Contest vs. Sponsored Mobility: the root of the assessment confusion.

A popular Government, without popular information, or the means of acquiring it,
is but a Prologue to a Farce or Tragedy; or, perhaps, both.--- James Madison 4 .

American public schools have long been thought to serve the contest-mobility of those striving to better their circumstances. This concept of contest-mobility means that at critical junctures in the schooling process all participants compete with one another for advancement. Those most deserving by virtue of their achievement win the competition. The others fail to advance. The traditional vision served by this model is, among other's, Thomas Jefferson's: a ruling meritocracy of those who have achieved an elite status despite the circumstances of their birth. Assessment plays a critical function in such a system, especially if that system purports to be a democratic one. Such a system needs widely accepted, public criteria of achievement to work. (That political power might be commonly acquired without what Jefferson might have considered to be a "proper" education, does not seem to have occurred to him.)

Often contrasted with this ideal of contest-mobility is the example of British private education, the "Public Schools", which, as many a textbook informs us is based on sponsored mobility. Once admitted into such a system, one does not flunk out but rather, is sponsored through the system until completion of one's schooling. Birth into an elite class or into other privileged circumstances is generally sufficient to give one access to the system. Assessment is relegated to a minor, if any, role in the process, since status is not something yet to be achieved, but already assured by admission to such schooling. Participation in the rites of schooling leads to the conferral of recognition. Since this kind of schooling is not open to everyone, the "criteria" for success, if they are articulated clearly at all, need not be widely accepted. Sponsored-mobility systems are not intended to be "democratic."

The assessment confusion in American public schooling derives from the fact that many items in the curriculum of this putatively contest-mobile system are derived from elite systems of sponsored-mobility. Because the children of high status parents study the liberal arts, common superstition would have it that the way to high status is to study the liberal arts -- just as designer labels on dungarees enhance one's sexual desirability. But as the present furor about multi-cultural versus "canonical" studies indicates,"success" in these curricular areas is generally neither well-defined nor widely agreed upon.
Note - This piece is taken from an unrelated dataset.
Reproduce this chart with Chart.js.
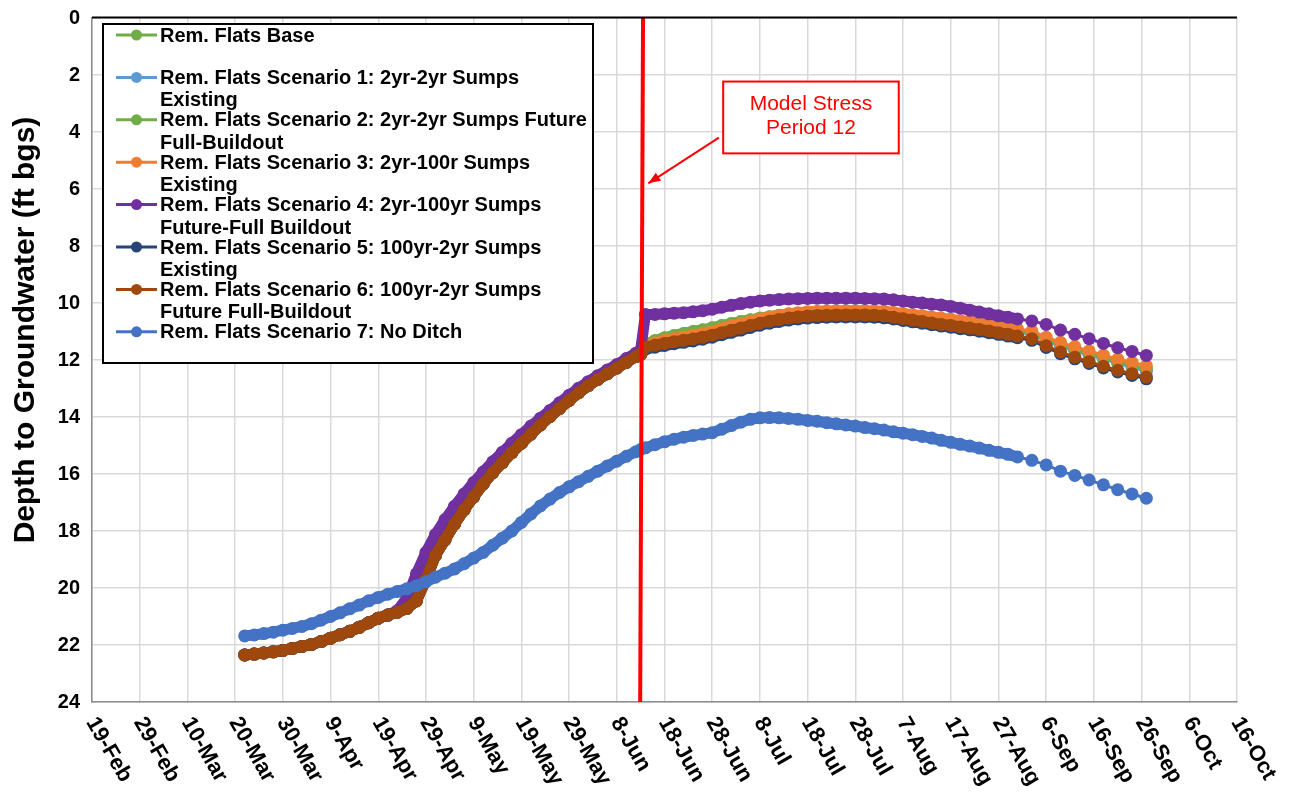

Supporting this confusion is the indiscriminate mixing of sponsored-mobility schooling, generally private schooling, with contest-mobility schooling into one generally accepted status ranking of schools. Page through Barron's guide. Ask the average educated American which schools are the better ones.There is no contest here. The kneejerk answer will be "The Ivies, Chicago and Stanford." Is curriculum or mission taken into account? Rarely. Status counts more. Does an B.A. from Harvard indicate, necessarily, more knowledge of its possessor than, say, a B.S. from Florida A&M? Don't bet too much on it.

The final link in the chain is the common belief that "success" in terms of graduation from schools according to their status ranking justifies the wide variation in life chances found in our society. My son has a far better chance at a comfortable life having been the child of a college professor -- with far less risk of loss in a scholastically competitive situation -- than did the other students who sat with me in Mrs. Snyder's fifth grade class so many years ago.

Giving Ourselves Too Much Credit?

Luck is not something you can mention in the presence of self-made men. -- E.B. White 5

I remember my buddy, Walter, who was an obsessive amateur entomologist at age 11 often spurred on by the "show-and-tell" in Mrs. Snyder's class in which he shone. He was the only kid in the neighborhood who collected, mounted and studied butterflies. I lost track of him after my freshman year in college. A rather timid boy with a bright intelligence, he was importuned by his father to put away his "sissy dreams" and take a "man's job" in a local factory.

We "baby-boomers" grew up in an expanding economy. We learned and we earned. Perhaps our mistake was in believing that it was we, ourselves, who created the connection between school and socio-economic status rather than the circumstances we happened to find ourselves in. We need only look around us today at the glut of "over-educated" unemployed to come to sobering conclusions about our own good fortune.

I doubt that Mrs. Snyder set out to make us affluent or powerful. What she taught us she did not, I suspect, justify as a means to a higher income or the command of legions. She did not importune us to "get ahead" or be "number one." She did not preach "values" at us -- what values we learned from her we learned because of who she was and how she acted toward us. Hers was no tightly focussed methodology fed back via sophisticated assessment procedures preparing us for success in international markets. It was something less clear, much more serendipitous and far deeper. She transformed my life.

Thank you, Mrs. Snyder.

ENDNOTES

1 In Geraldine M. Joncich (ed.) Psychology and the Science of Education: Selected Writings of Edward L. Thorndike. (New York: Teachers' College Press, 1962) p.151.

2 For more on the "perpetual pendulum of reform" see E. G. Rozycki, "The dynamics of teacher certification: mythologies of competition."

3"An American Imperative" 1993. The Johnson Foundation. P.O. Box 2029, Racine, WI 53404. (414) 554-2434.

4 Quoted in R. Freeman Butts, "Search For Freedom -- the Story of American Education," NEA Journal, March 1960. p.8.

5"Control" One Man's Meat 1944 Cited in Rhoda Tripp Thomas (compiler) The International Thesaurus of Quotations Perennial Library. (NY: Harper & Rowe, 1987) p. 228.